The second displacement real-space experiment combined both its predecessors' setups and research questions. The dwell-time of 'Researchers' Night' visitors in a real-space installation was logged and then analysed.

Description

The experiment's setup was the logical consequence from displacement.14’s concept of determining areas of interest, this time returning to a real-space environment much like in displacement.13.
The foyer of the faculty building served as a laboratory for the investigation; we choose only to augment the existing space rather than construct additional material elements.
Following a process of analysing the foyer and determining relevant research questions, we developed a concept of segmenting and augmenting the existing space and installing a variety of interactive and reactive lightzones.

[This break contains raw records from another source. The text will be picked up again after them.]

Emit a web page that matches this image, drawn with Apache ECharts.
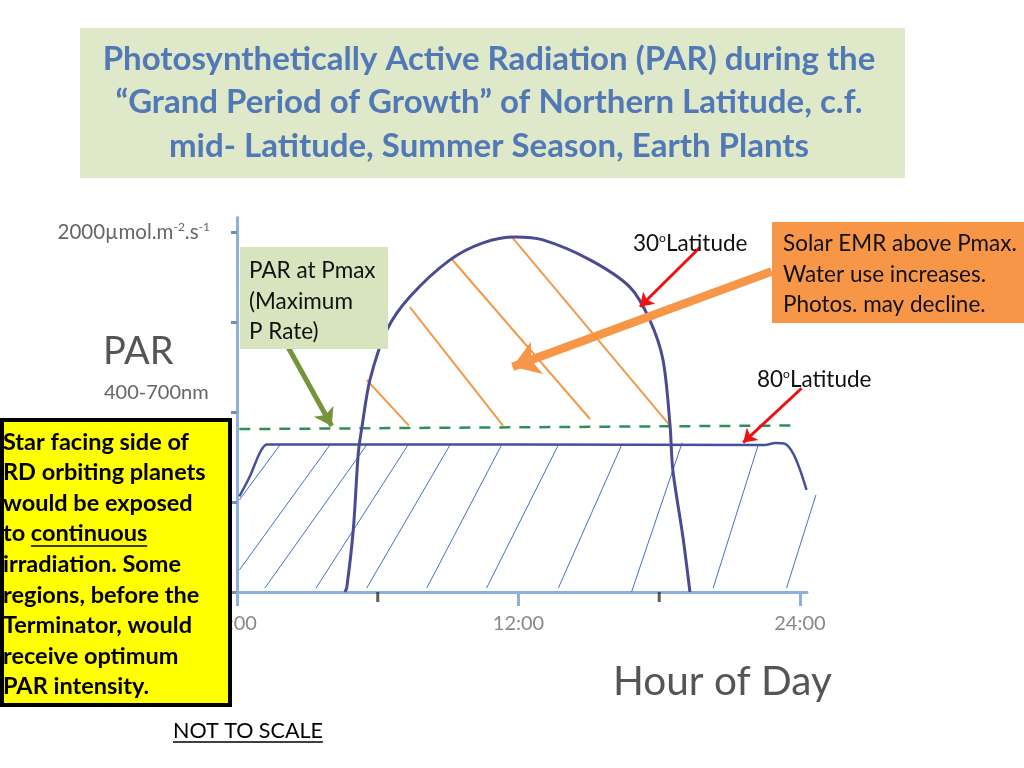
<!DOCTYPE html>
<html>
<head>
<meta charset="utf-8">
<script src="https://cdn.jsdelivr.net/npm/echarts@6/dist/echarts.min.js"></script>
<style>
  html, body { margin: 0; padding: 0; background: #fff; }
  #chart { width: 1024px; height: 768px; }
</style>
</head>
<body>
<div id="chart"></div>
<script>
// hour of day ticks shown on the x axis
const hourTicks = [0, 12, 24]
// PAR ticks on the y axis, only the top one is labelled
const parTicks = [0, 500, 1000, 1500, 2000]
const parLabels = [2000]

// PAR curves, [hour, PAR]
const lat30 = [
  [4.6, 0], [4.68, 25], [4.96, 350], [5.17, 770], [5.33, 920], [5.67, 1180],
  [6.39, 1456], [7.37, 1640], [9.08, 1845], [10.49, 1940], [11.85, 1972],
  [13.04, 1956], [15.05, 1845], [16.75, 1694], [17.6, 1511], [18.16, 1290],
  [18.46, 928], [18.58, 678], [19.01, 306], [19.31, 0]
]
const lat80 = [
  [0.1, 531], [0.55, 643], [0.98, 775], [1.27, 819], [2, 820], [12, 820],
  [22.5, 817], [22.95, 828], [23.35, 824], [23.7, 772], [24.0, 680], [24.28, 567]
]
// PAR at Pmax (dashed)
const pmaxLine = [[0.1, 905], [23.6, 925]]

// hatching under the 80 deg curve and above Pmax under the 30 deg curve
const hatch80 = [
  [[0.1, 511], [1.83, 817]],
  [[0.1, 122], [3.96, 817]],
  [[1.19, 22], [5.53, 817]],
  [[3.37, 22], [7.29, 817]],
  [[5.53, 22], [9.08, 817]],
  [[8.09, 22], [11.28, 817]],
  [[10.64, 22], [13.70, 817]],
  [[13.70, 22], [16.40, 817]],
  [[16.82, 0], [18.98, 830]],
  [[20.30, 22], [22.22, 817]],
  [[23.43, 22], [24.68, 539]]
]
const hatch30 = [
  [[5.53, 1178], [7.33, 924]],
  [[7.37, 1583], [11.34, 924]],
  [[9.15, 1850], [15.05, 961]],
  [[11.75, 1967], [18.46, 924]]
]
const hourMarks = [[6, 0], [18, 0]]

// annotation arrows [from, to]
const redArrows = [
  [[19.74, 1915], [17.18, 1585]],
  [[24.07, 1132], [21.58, 830]]
]
const greenArrow = [[2.05, 1390], [4.04, 922]]
const orangeArrow = [[22.79, 1780], [11.75, 1252]]

const titleLines = [
  'Photosynthetically Active Radiation (PAR) during the',
  '\u201cGrand Period of Growth\u201d of Northern Latitude, c.f.',
  'mid- Latitude, Summer Season, Earth Plants'
]
const pmaxLines = ['PAR at Pmax', '(Maximum', 'P Rate)']
const solarLines = ['Solar EMR above Pmax.', 'Water use increases.', 'Photos. may decline.']
const starLines = [
  'Star facing side of', 'RD orbiting planets', 'would be exposed', 'to continuous',
  'irradiation. Some', 'regions, before the', 'Terminator, would', 'receive optimum',
  'PAR intensity.'
]

const FONT = 'Lato, "Open Sans", sans-serif'

// text width helper for the underlines
const measureCtx = document.createElement('canvas').getContext('2d')
const textWidth = (text, font) => { measureCtx.font = font; return measureCtx.measureText(text).width }

const textEl = (text, x, y, font, fill, align) => ({
  type: 'text', x: x, y: y, z: 110,
  style: { text: text, font: font, fill: fill, textAlign: align || 'left', textVerticalAlign: 'middle' }
})

const graphics = []
graphics.push({ type: 'rect', z: 100, shape: { x: 80, y: 28, width: 825, height: 150 }, style: { fill: '#dfe8c9' } })
titleLines.forEach((t, i) => graphics.push(textEl(t, 489, 59 + i * 43.5, 'bold 33px ' + FONT, '#5079b6', 'center')))

graphics.push({ type: 'rect', z: 100, shape: { x: 240, y: 247, width: 148, height: 102 }, style: { fill: '#d7e4bd' } })
pmaxLines.forEach((t, i) => graphics.push(textEl(t, 249, 271 + i * 30.5, '22.5px ' + FONT, '#111')))

graphics.push({ type: 'rect', z: 100, shape: { x: 772, y: 222, width: 252, height: 101 }, style: { fill: '#f79646' } })
solarLines.forEach((t, i) => graphics.push(textEl(t, 783, 244 + i * 30.5, '22.5px ' + FONT, '#111')))

const latRich = { s: { fontSize: 12, fontFamily: 'Lato', verticalAlign: 'top', fill: '#111' } }
graphics.push({
  type: 'text', x: 633, y: 244, z: 110,
  style: { text: '30{s|o}Latitude', font: '22.5px ' + FONT, fill: '#111', textVerticalAlign: 'middle', rich: latRich }
})
graphics.push({
  type: 'text', x: 757, y: 380, z: 110,
  style: { text: '80{s|o}Latitude', font: '22.5px ' + FONT, fill: '#111', textVerticalAlign: 'middle', rich: latRich }
})

const starFont = 'bold 23.5px ' + FONT
graphics.push({ type: 'rect', z: 100, shape: { x: 2, y: 420, width: 228, height: 285 }, style: { fill: '#ffff00', stroke: '#000', lineWidth: 4 } })
starLines.forEach((t, i) => graphics.push(textEl(t, 3, 442 + i * 30.6, starFont, '#000')))
const ulStart = 3 + textWidth('to ', starFont)
const ulEnd = ulStart + textWidth('continuous', starFont)
graphics.push({ type: 'line', z: 110, shape: { x1: ulStart, y1: 546, x2: ulEnd, y2: 546 }, style: { stroke: '#000', lineWidth: 1.5 } })

const noteFont = '21.5px ' + FONT
graphics.push(textEl('NOT TO SCALE', 173, 731, noteFont, '#000'))
graphics.push({ type: 'line', z: 110, shape: { x1: 173, y1: 742, x2: 173 + textWidth('NOT TO SCALE', noteFont), y2: 742 }, style: { stroke: '#000', lineWidth: 1.5 } })

graphics.push(textEl('PAR', 103, 352, '38px ' + FONT, '#555'))
graphics.push(textEl('400-700nm', 104, 393, '20px ' + FONT, '#666'))
graphics.push(textEl('Hour of Day', 613, 682, '40.5px ' + FONT, '#555'))

const chart = echarts.init(document.getElementById('chart'))
chart.setOption({
  animation: false,
  backgroundColor: '#fff',
  grid: { left: 237, right: 217, top: 217.6, bottom: 176 },
  xAxis: {
    type: 'value', min: 0, max: 24.3,
    splitLine: { show: false },
    axisLine: { lineStyle: { color: '#8eb0dc', width: 3 } },
    axisTick: { length: 14, customValues: hourTicks, lineStyle: { color: '#8eb0dc', width: 3 } },
    axisLabel: {
      margin: 22, color: '#888', fontSize: 20, fontFamily: FONT,
      customValues: hourTicks,
      formatter: v => v + ':00'
    }
  },
  yAxis: {
    type: 'value', min: 0, max: 2080,
    splitLine: { show: false },
    axisLine: { show: true, lineStyle: { color: '#8eb0dc', width: 3 } },
    axisTick: { show: true, length: 6, customValues: parTicks, lineStyle: { color: '#6f8fc0', width: 3 } },
    axisLabel: {
      margin: 27, color: '#666', fontSize: 20.5, fontFamily: FONT,
      customValues: parLabels,
      formatter: v => v + '\u00b5mol.m{s|-2}.s{s|-1}',
      rich: { s: { fontSize: 12, verticalAlign: 'top', color: '#666' } }
    }
  },
  graphic: graphics,
  series: [
    {
      name: '80 Latitude', type: 'line', data: lat80, smooth: 0.3, symbol: 'none', clip: false,
      lineStyle: { color: '#45509a', width: 2.5 }, z: 5
    },
    {
      name: '30 Latitude', type: 'line', data: lat30, smooth: 0.3, symbol: 'none', clip: false,
      lineStyle: { color: '#4b4a93', width: 3 }, z: 5
    },
    {
      name: 'PAR at Pmax', type: 'line', data: pmaxLine, symbol: 'none', clip: false,
      lineStyle: { color: '#2f8f5a', width: 2.5, type: [11, 9] }, z: 4
    },
    {
      name: 'hatch 80', type: 'lines', coordinateSystem: 'cartesian2d', clip: false,
      data: hatch80.map(c => ({ coords: c })),
      lineStyle: { color: '#4472c4', width: 1, opacity: 1 }, z: 3
    },
    {
      name: 'hatch 30', type: 'lines', coordinateSystem: 'cartesian2d', clip: false,
      data: hatch30.map(c => ({ coords: c })),
      lineStyle: { color: '#f29a4a', width: 2, opacity: 1 }, z: 3
    },
    {
      name: 'hour marks', type: 'scatter', data: hourMarks, symbol: 'rect', symbolSize: [3, 10],
      symbolOffset: [0, 5], itemStyle: { color: '#333' }, clip: false, z: 6
    },
    {
      name: 'red arrows', type: 'lines', coordinateSystem: 'cartesian2d', clip: false,
      data: redArrows.map(c => ({ coords: c })), symbol: ['none', 'arrow'], symbolSize: 13,
      lineStyle: { color: '#ee1111', width: 3, opacity: 1 }, z: 8
    },
    {
      name: 'green arrow', type: 'lines', coordinateSystem: 'cartesian2d', clip: false,
      data: [{ coords: greenArrow }], symbol: ['none', 'arrow'], symbolSize: 17,
      lineStyle: { color: '#77933c', width: 5, opacity: 1 }, z: 8
    },
    {
      name: 'orange arrow', type: 'lines', coordinateSystem: 'cartesian2d', clip: false,
      data: [{ coords: orangeArrow }], symbol: ['none', 'arrow'], symbolSize: 26,
      lineStyle: { color: '#f79646', width: 8.5, opacity: 1 }, z: 8
    }
  ]
})
</script>
</body>
</html>
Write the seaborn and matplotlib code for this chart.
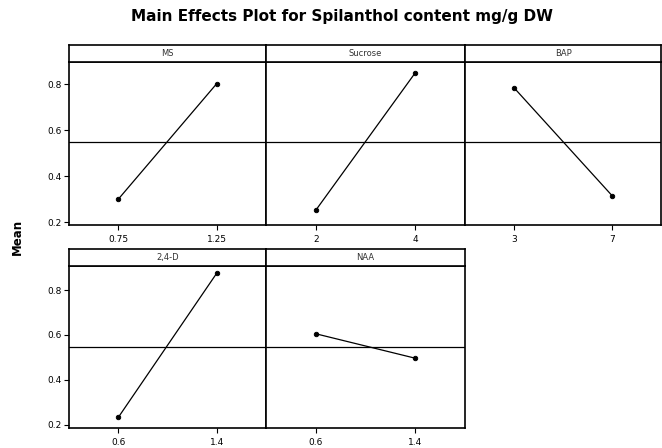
import matplotlib
matplotlib.use("Agg")
import matplotlib.pyplot as plt
import seaborn as sns
import pandas as pd

# ---- data ----
factors = ["MS", "Sucrose", "BAP", "2,4-D", "NAA"]
levels = [["0.75", "1.25"], ["2", "4"], ["3", "7"], ["0.6", "1.4"], ["0.6", "1.4"]]
means = [[0.300, 0.803], [0.252, 0.850], [0.785, 0.316], [0.232, 0.875], [0.605, 0.496]]
grand_mean = 0.548
yticks = [0.2, 0.4, 0.6, 0.8]
yticklabels = ["0.2", "0.4", "0.6", "0.8"]
title = "Main Effects Plot for Spilanthol content mg/g DW"
ylabel = "Mean"

rows = []
for f, lv, mv in zip(factors, levels, means):
    for l, m in zip(lv, mv):
        rows.append({"factor": f, "level": l, "mean": m})
df = pd.DataFrame(rows)

sns.set_style("white")
plt.rcParams["font.family"] = ["DejaVu Sans"]
plt.rcParams["text.color"] = "black"

W, H = 662, 448
fig = plt.figure(figsize=(W / 100, H / 100), dpi=100)

def box(x0, y0, x1, y1):
    # pixel coords from top-left -> figure fraction rect
    return [x0 / W, 1 - y1 / H, (x1 - x0) / W, (y1 - y0) / H]

col_edges = [69, 266, 465, 661]
row_geom = [  # strip top, strip bottom / data top, data bottom, ylim
    (45, 62, 225, (0.188, 0.897)),
    (249, 266, 428, (0.185, 0.907)),
]

for i, f in enumerate(factors):
    r, c = divmod(i, 3)
    st, sb, db, ylim = row_geom[r]
    x0, x1 = col_edges[c], col_edges[c + 1]
    ax = fig.add_axes(box(x0, sb, x1, db))
    sub = df[df["factor"] == f]
    sns.pointplot(data=sub, x="level", y="mean", order=levels[i], color="black",
                  markers="o", markersize=3.2, linewidth=0.9, ax=ax)
    ax.axhline(grand_mean, color="black", lw=0.9, zorder=0)
    ax.set_xlim(-0.5, 1.5)
    ax.set_ylim(*ylim)
    ax.set_xlabel("")
    ax.set_ylabel("")
    ax.set_yticks(yticks)
    ax.tick_params(axis="both", labelsize=6.5, length=3.5, width=0.8, pad=1.5,
                   direction="out", colors="black")
    ax.tick_params(axis="x", pad=4)
    if c == 0:
        ax.set_yticklabels(yticklabels)
        ax.tick_params(axis="y", left=True)
    else:
        ax.tick_params(axis="y", left=False, labelleft=False)
    ax.tick_params(axis="x", bottom=True)
    for s in ax.spines.values():
        s.set_color("black")
        s.set_linewidth(1.2)
    # strip
    sax = fig.add_axes(box(x0, st, x1, sb))
    sax.set_xticks([])
    sax.set_yticks([])
    for s in sax.spines.values():
        s.set_color("black")
        s.set_linewidth(1.2)
    sax.text(0.5, 0.5, f, ha="center", va="center", fontsize=6,
             color="#333333", transform=sax.transAxes)

fig.text(342 / W, 1 - 17 / H, title, ha="center", va="center",
         fontsize=11, fontweight="bold", color="black")
fig.text(17 / W, 1 - 237 / H, ylabel, ha="center", va="center",
         fontsize=8.5, fontweight="bold", rotation=90, color="black")

fig.savefig("out.png", dpi=100)
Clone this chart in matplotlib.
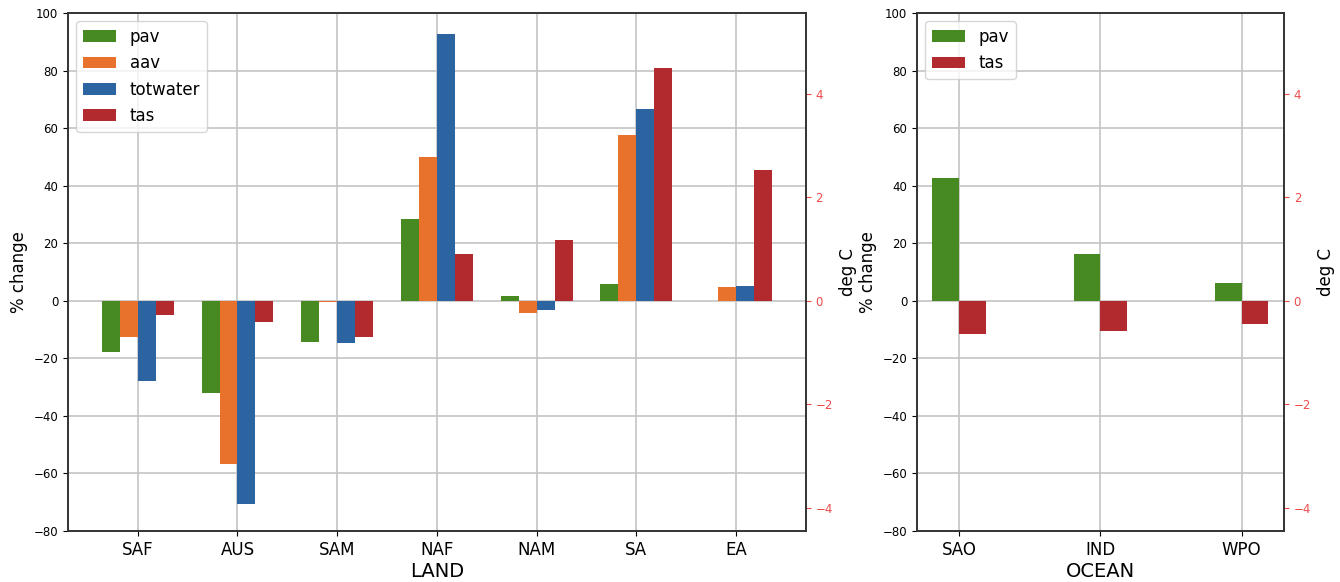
import matplotlib
matplotlib.use("AGG")

import matplotlib.pyplot as plt
import numpy as np

# ── Data ────────────────────────────────────────────────────────────────────
LAND_REGIONS = ["SAF", "AUS", "SAM", "NAF", "NAM", "SA", "EA"]
LAND_PAV = [-17.7, -32.2, -14.3, 28.3, 1.6, 5.9, 0.0]
LAND_AAV = [-12.5, -56.8, -0.4, 49.9, -4.4, 57.7, 4.7]
LAND_TOTWATER = [-27.9, -70.7, -14.8, 92.6, -3.1, 66.7, 5.1]
LAND_TAS = [-0.28, -0.41, -0.70, 0.90, 1.17, 4.50, 2.53]

OCEAN_REGIONS = ["SAO", "IND", "WPO"]
OCEAN_PAV = [42.6, 16.2, 6.3]
OCEAN_TAS = [-0.645, -0.59, -0.44]

PCT_LIM = (-80, 100)
SCALE = 18.0  # % per deg C between the two y axes

# ── Style ───────────────────────────────────────────────────────────────────
GREEN = "#478a22"
ORANGE = "#e8722c"
BLUE = "#2b64a1"
RED = "#b2292e"
TICK_RED = "#ee4a4a"
GRID = "#c4c4c4"
SPINE = "#333333"


def _style(ax, twin, regions, xlabel, xlim):
    ax.set_xlim(*xlim)
    ax.set_ylim(*PCT_LIM)
    twin.set_ylim(PCT_LIM[0] / SCALE, PCT_LIM[1] / SCALE)
    ax.set_xticks(np.arange(len(regions)))
    ax.set_xticklabels(regions, fontsize=12)
    ax.set_xlabel(xlabel, fontsize=14, labelpad=2)
    ax.set_ylabel("% change", fontsize=12)
    twin.set_ylabel("deg C", fontsize=12)
    ax.tick_params(axis="y", labelsize=8.5)
    twin.set_yticks([-4, -2, 0, 2, 4])
    twin.tick_params(axis="y", colors=TICK_RED, labelsize=8.5)
    ax.grid(True, color=GRID, linewidth=1.2)
    ax.set_axisbelow(True)
    for a in (ax, twin):
        for s in a.spines.values():
            s.set_color(SPINE)
            s.set_linewidth(1.2)


fig = plt.figure(figsize=(13.4, 5.82), dpi=100)
ax1 = fig.add_axes([0.0507, 0.0876, 0.5507, 0.890])
ax2 = fig.add_axes([0.6843, 0.0876, 0.2739, 0.890])

# ── LAND panel ──────────────────────────────────────────────────────────────
w = 0.18
x = np.arange(len(LAND_REGIONS))
tw1 = ax1.twinx()
h1 = ax1.bar(x - 2 * w, LAND_PAV, w, align="edge", color=GREEN, label="pav")
h2 = ax1.bar(x - w, LAND_AAV, w, align="edge", color=ORANGE, label="aav")
h3 = ax1.bar(x, LAND_TOTWATER, w, align="edge", color=BLUE, label="totwater")
h4 = tw1.bar(x + w, LAND_TAS, w, align="edge", color=RED, label="tas")
_style(ax1, tw1, LAND_REGIONS, "LAND", (-0.7, 6.7))
tw1.legend(handles=[h1, h2, h3, h4], loc="upper left", fontsize=12)

# ── OCEAN panel ─────────────────────────────────────────────────────────────
w2 = 0.19
x2 = np.arange(len(OCEAN_REGIONS))
tw2 = ax2.twinx()
g1 = ax2.bar(x2 - w2, OCEAN_PAV, w2, align="edge", color=GREEN, label="pav")
g2 = tw2.bar(x2, OCEAN_TAS, w2, align="edge", color=RED, label="tas")
_style(ax2, tw2, OCEAN_REGIONS, "OCEAN", (-0.3, 2.3))
tw2.legend(handles=[g1, g2], loc="upper left", fontsize=12)

fig.savefig("out.png", dpi=100, facecolor="white")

Based on the hypothesis that different light atmospheres would prompt different dwell patterns, the space was divided into 24 sections, each designed with a unique light situation from a predetermined comfort-scale.
The actual course of the experiment was to ask visitors to individually enter and explore the space and to log how the different light effected the length of time subjects spent in the various zones and which zones were therefore of higher, which of lower  interest. Prior to running the experiment our team made predictions about the outcome for every zone, hoping to have made correct educated guesses concerning the attractiveness of respective light situations.
Alongside of wanting to research spatial zones of interest and the assigned characteristics thereof, the experiment lent itself to testing the importance of a (cognitive) counterpart in human perception. The presence of other humans results in primary focus being geared towards those humans; what would happen if not another human but space itself began to establish contact by interacting? On the basis of an effectively homogenous space, albeit augmented with varying light atmospheres, we were able to install such interactive mechanisms. A tracking system, whose dual function of tracking and logging test subjects' movements and positions was used to trigger changes in the lighting of the space. Whenever a subject changed their position, the installation would react and change the light. At the beginning of each episode of the experiment the respective test subject would explore the foyer without any knowledge of their own influence on the situation; prolonged lingering in the foyer was accompanied by a feeling of realisation and prompted a learning effect. Subjects began to play with the system, in essence to communicate with it.
Our predefined comfort-scale proved to be virtually correct, the most tempting zone being located next to our projected number one.
displacement.15 generated valuable data, which our team continues to reap benefits from. A successively growing number of academic papers have been laced with information and impulses received from displacement.15 and plans for the next experiment displacement.16 are currently taking shape.